Titolo della tesi: Le politiche femminili del Pci. Assistenza e Lotta per la Pace (1944-1950)
La ricerca intende analizzare le modalità con cui il Pci intende rivolgersi alle masse femminili nel periodo 1944-50, dal ritorno di Palmiro Togliatti in Italia, sino alle fasi più intense della lotta per la pace. Dopo l’8 settembre ’43, si assiste ad una progressiva partecipazione femminile alla Resistenza, spesso con incarichi di supporto per i combattenti, altre volte con partecipazione diretta alle operazioni belliche. La guerra per il mondo femminile comporta un’uscita forzata dallo spazio domestico e un ingresso in quello pubblico, creando in alcune personalità femminili aspettative e speranze di cambiamento destinate però a rimanere disattese.

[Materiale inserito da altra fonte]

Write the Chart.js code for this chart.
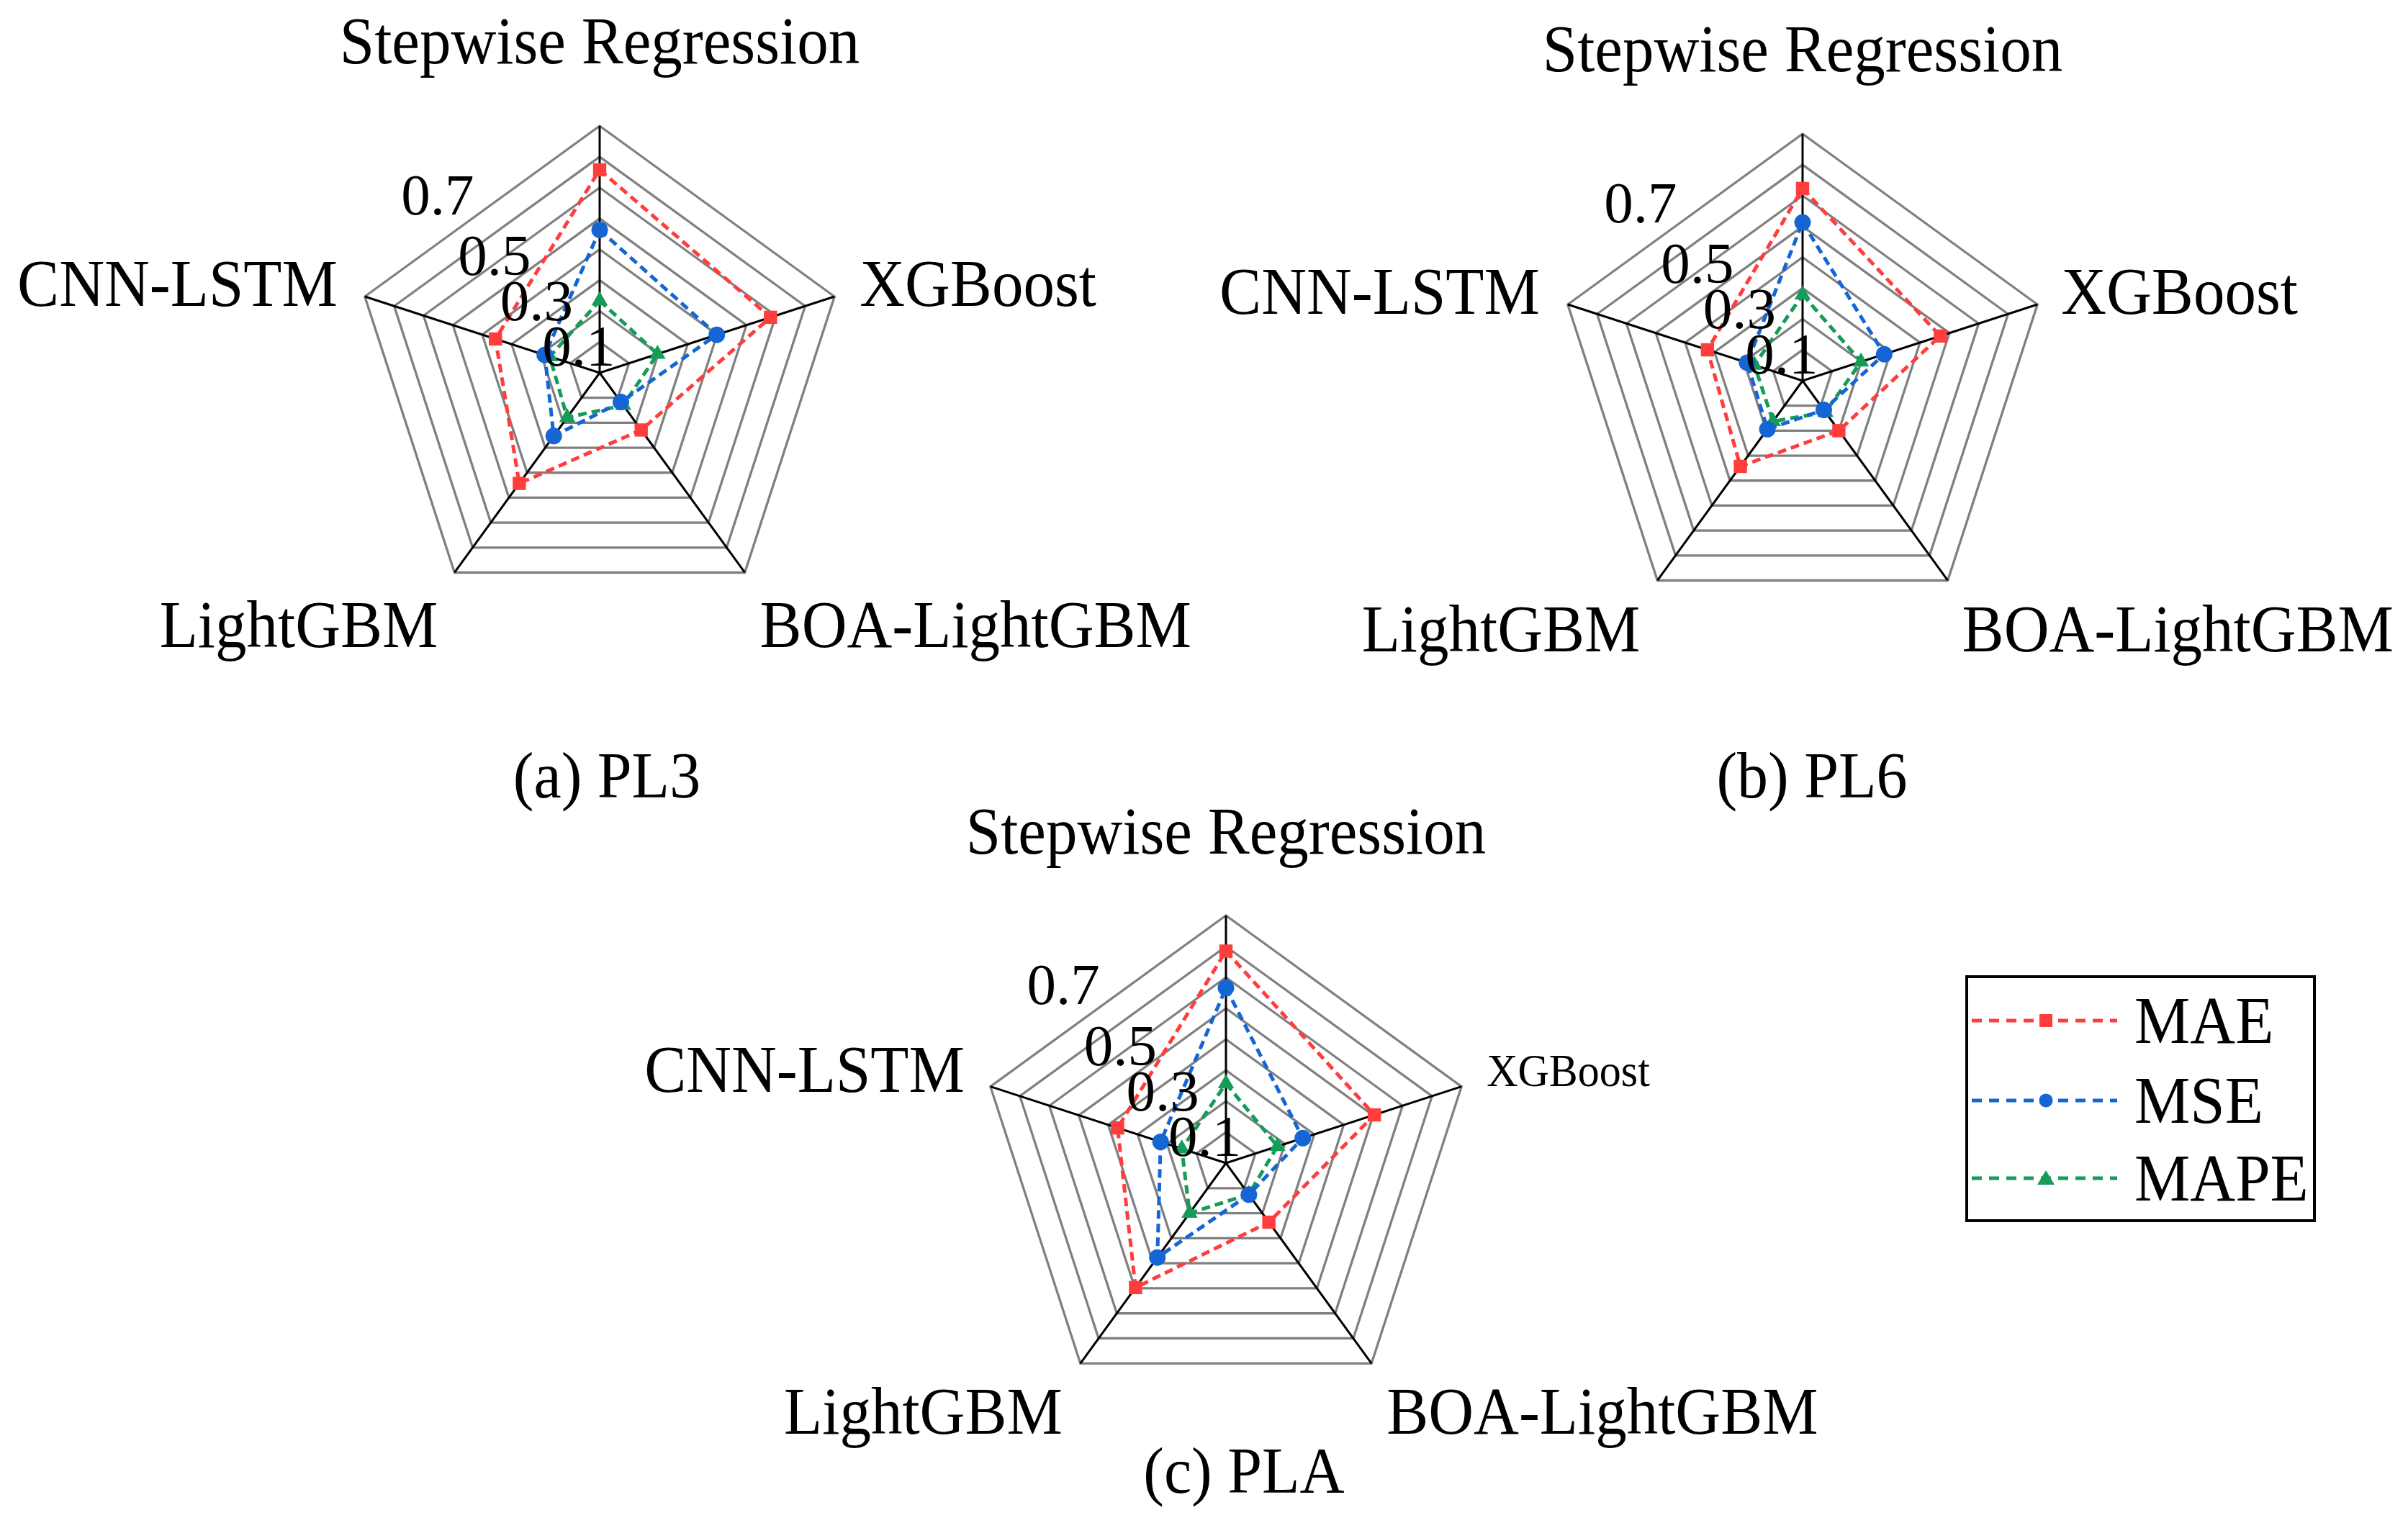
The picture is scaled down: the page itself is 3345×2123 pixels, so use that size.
<!DOCTYPE html>
<html>
<head>
<meta charset="utf-8">
<script src="https://cdn.jsdelivr.net/npm/chart.js@4.4.1/dist/chart.umd.min.js"></script>
<style>
html, body { margin: 0; padding: 0; background: #fff; }
body { width: 3345px; height: 2123px; position: relative; overflow: hidden; font-family: "Liberation Serif", "Times New Roman", serif; }
canvas { position: absolute; }
.caption { position: absolute; font-size: 86px; line-height: 1; transform: translate(-50%, -50%) scaleY(1.06); white-space: nowrap; color: #000; }
#legend { position: absolute; left: 2730px; top: 1355px; width: 479px; height: 335px; border: 4px solid #000; background: #fff; }
#legend .row { position: absolute; left: 5px; height: 90px; display: flex; align-items: center; }
#legend .row span { font-size: 87px; line-height: 90px; margin-left: 24px; display: inline-block; transform: scaleY(1.06); }
</style>
</head>
<body>
<canvas id="chartA"></canvas>
<canvas id="chartB"></canvas>
<canvas id="chartC"></canvas>
<div class="caption" style="left:843px; top:1077px;">(a) PL3</div>
<div class="caption" style="left:2517px; top:1077px;">(b) PL6</div>
<div class="caption" style="left:1728px; top:2043px;">(c) PLA</div>
<div id="legend"></div>
<script>
// categories and series
const categories = ['Stepwise Regression', 'XGBoost', 'BOA-LightGBM', 'LightGBM', 'CNN-LSTM'];
const seriesNames = ['MAE', 'MSE', 'MAPE'];
const tickValues = [0.1, 0.3, 0.5, 0.7];

// (a) PL3
const pl3MAE = [0.658, 0.582, 0.229, 0.443, 0.355];
const pl3MSE = [0.463, 0.399, 0.117, 0.253, 0.187];
const pl3MAPE = [0.234, 0.197, 0.130, 0.179, 0.170];
// (b) PL6
const pl6MAE = [0.623, 0.469, 0.200, 0.343, 0.324];
const pl6MSE = [0.513, 0.278, 0.117, 0.194, 0.189];
const pl6MAPE = [0.279, 0.199, 0.126, 0.163, 0.164];
// (c) PLA
const plaMAE = [0.685, 0.504, 0.236, 0.497, 0.368];
const plaMSE = [0.566, 0.261, 0.126, 0.377, 0.222];
const plaMAPE = [0.257, 0.175, 0.125, 0.200, 0.150];

const colors = ['#ff3d3d', '#1565d4', '#149c58'];
const markers = ['rect', 'circle', 'triangle'];
const markerRadius = [13, 11.5, 13];

const FONT = '"Liberation Serif", "Times New Roman", serif';

// draws category names and the odd tick values from the scale geometry
const axisText = {
  id: 'axisText',
  afterDraw(chart, args, opts) {
    const scale = chart.scales.r;
    const ctx = chart.ctx;
    ctx.save();
    ctx.fillStyle = '#000';
    ctx.textBaseline = 'middle';
    categories.forEach((name, i) => {
      const p = scale.getPointPosition(i, scale.drawingArea);
      const o = opts.offsets[i];
      ctx.save();
      ctx.translate(p.x + o[0], p.y + o[1]);
      ctx.scale(1, 1.06);
      ctx.font = o[3] + 'px ' + FONT;
      ctx.textAlign = o[2];
      ctx.fillText(name, 0, 0);
      ctx.restore();
    });
    // value labels sit up-left of the centre, along a ~47 degree line
    ctx.font = '81px ' + FONT;
    ctx.textAlign = 'center';
    const ang = 47 * Math.PI / 180;
    tickValues.forEach(v => {
      let d = scale.getDistanceFromCenterForValue(v);
      if (v > 0.6) d *= 1.1;
      ctx.fillText(v.toFixed(1), scale.xCenter - Math.cos(ang) * d, scale.yCenter - Math.sin(ang) * d);
    });
    ctx.restore();
  }
};

function makeRadar(id, cx, cy, R, values, offsets) {
  const W = 1800, H = 1200;
  const canvas = document.getElementById(id);
  canvas.width = W;
  canvas.height = H;
  canvas.style.width = W + 'px';
  canvas.style.height = H + 'px';
  canvas.style.left = (cx - W / 2) + 'px';
  canvas.style.top = (cy - H / 2) + 'px';
  const padX = W / 2 - R, padY = H / 2 - R;
  return new Chart(canvas.getContext('2d'), {
    type: 'radar',
    data: {
      labels: categories,
      datasets: seriesNames.map((name, k) => ({
        label: name,
        data: values[k],
        borderColor: colors[k],
        backgroundColor: colors[k],
        pointBackgroundColor: colors[k],
        pointBorderColor: colors[k],
        pointBorderWidth: 0,
        pointStyle: markers[k],
        pointRadius: markerRadius[k],
        borderWidth: 5,
        borderDash: [12, 7],
        fill: false
      }))
    },
    options: {
      responsive: false,
      animation: false,
      devicePixelRatio: 1,
      layout: { padding: { left: padX, right: padX, top: padY, bottom: padY } },
      plugins: {
        legend: { display: false },
        tooltip: { enabled: false },
        axisText: { offsets: offsets }
      },
      scales: {
        r: {
          min: 0,
          max: 0.8,
          ticks: { stepSize: 0.1, display: false },
          grid: { color: '#808080', lineWidth: 3.3 },
          angleLines: { color: '#000', lineWidth: 3 },
          pointLabels: { display: false }
        }
      }
    },
    plugins: [axisText]
  });
}

makeRadar('chartA', 833, 518, 343, [pl3MAE, pl3MSE, pl3MAPE], [
  [0, -111, 'center', 87],
  [35, -11, 'left', 87],
  [21, 79, 'left', 87],
  [-23, 79, 'right', 87],
  [-38, -11, 'right', 87]
]);
makeRadar('chartB', 2504, 529, 343, [pl6MAE, pl6MSE, pl6MAPE], [
  [0, -111, 'center', 87],
  [33, -11, 'left', 87],
  [20, 74, 'left', 87],
  [-24, 74, 'right', 87],
  [-39, -11, 'right', 87]
]);
makeRadar('chartC', 1703, 1616, 344, [plaMAE, plaMSE, plaMAPE], [
  [0, -110, 'center', 87],
  [35, -17, 'left', 60],
  [21, 73, 'left', 87],
  [-25, 73, 'right', 87],
  [-36, -17, 'right', 87]
]);

// legend
function markerSvg(k) {
  const c = colors[k];
  if (markers[k] === 'rect') return `<rect x="94" y="11" width="18" height="18" fill="${c}"/>`;
  if (markers[k] === 'circle') return `<circle cx="103" cy="20" r="9.5" fill="${c}"/>`;
  return `<polygon points="103,9 115,29 91,29" fill="${c}"/>`;
}
const legend = document.getElementById('legend');
seriesNames.forEach((name, k) => {
  const row = document.createElement('div');
  row.className = 'row';
  row.style.top = [14, 125, 233][k] + 'px';
  row.innerHTML = `<svg width="202" height="40" viewBox="0 0 202 40"><line x1="0" y1="20" x2="202" y2="20" stroke="${colors[k]}" stroke-width="5" stroke-dasharray="14 10"/>${markerSvg(k)}</svg><span>${name}</span>`;
  legend.appendChild(row);
});
</script>
</body>
</html>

Il Pci sembra rivolgersi alle donne promettendogli di colmare la subalternità rispetto all’uomo, ma questa volontà deve scontrarsi con i limiti imposti dalla controparte maschile, orientata verso modelli che proibiscono di accettarne il progressivo ingresso nello spazio pubblico.
Per l’indagine sono stati utilizzati i documenti d’archivio messi a disposizione dalla Fondazione Gramsci: in particolare quelli della Direzione e della Segreteria del Partito sono stati utili per ricostruire parte delle difficoltà riscontrate, mentre le carte della commissione femminile del Pci seppur poche e manchevoli per il periodo preso in esame, sono state integrate dagli allegati trovati tra i verbali e dalle monografie più recenti sul tema. Lo spoglio dei periodici legati al Pci permette di vedere il tipo di messaggio che si intende rivolgere alle donne in occasione dei principali fatti trattati durante la ricerca, confrontandolo con quanto avviene durante le riunioni della dirigenza.
La ricerca ha analizzato quanto determinante sia stata l’azione comunista nel creare una cultura democratica completamente assente sino a quel momento, ancorandosi al ruolo svolto durante la Costituente. Una volta giunti al termine dall’ultimo periodo bellico è possibile sottolineare l’arretramento che si avvia già nel passaggio dai Gruppi di difesa della donna (Gdd) all’Unione femminile italiana (Udi). Il ruolo che viene scelto per le donne, al termine del conflitto, non è quello auspicato dalla maggioranza delle attiviste, ma quello augurato dalla maggioranza della società maschile. È solo accettando il ruolo materno, che le militanti capiscono di poter trarre da questo l’autorità necessaria per poter parlare di determinati temi e di conseguenza poter fare politica. Con l’esautorazione delle sinistre dal governo e l’infiammarsi dello scontro tra comunisti e democristiani, il Pci mostra di avere altre priorità a cui prestare la propria attenzione, finendo col delegare alla componente femminile il reclutamento dei ceti medi, dimenticandosi delle loro condizioni. Assistenza e Lotta per la Pace sono le principali aree che il Pci delinea per lo spazio politico femminile, perché inevitabilmente legate all’immagine materna. Prima con l’organizzazione dei Treni della felicità, con cui si trasportano migliaia di bambini togliendoli dai pericoli dell’inverno e della fame, poi con l’azione delle deputate alla Costituente è possibile osservare i modi con cui il Partito intende promuovere l’azione femminile, ripiegando nel suo uso, azzarderei strumentale, durante la campagna elettorale del ’48 e nei successivi anni per la promozione della lotta per la pace con cui è possibile attrarre un tipo di elettorato generalmente poco attratto dalle politiche comuniste.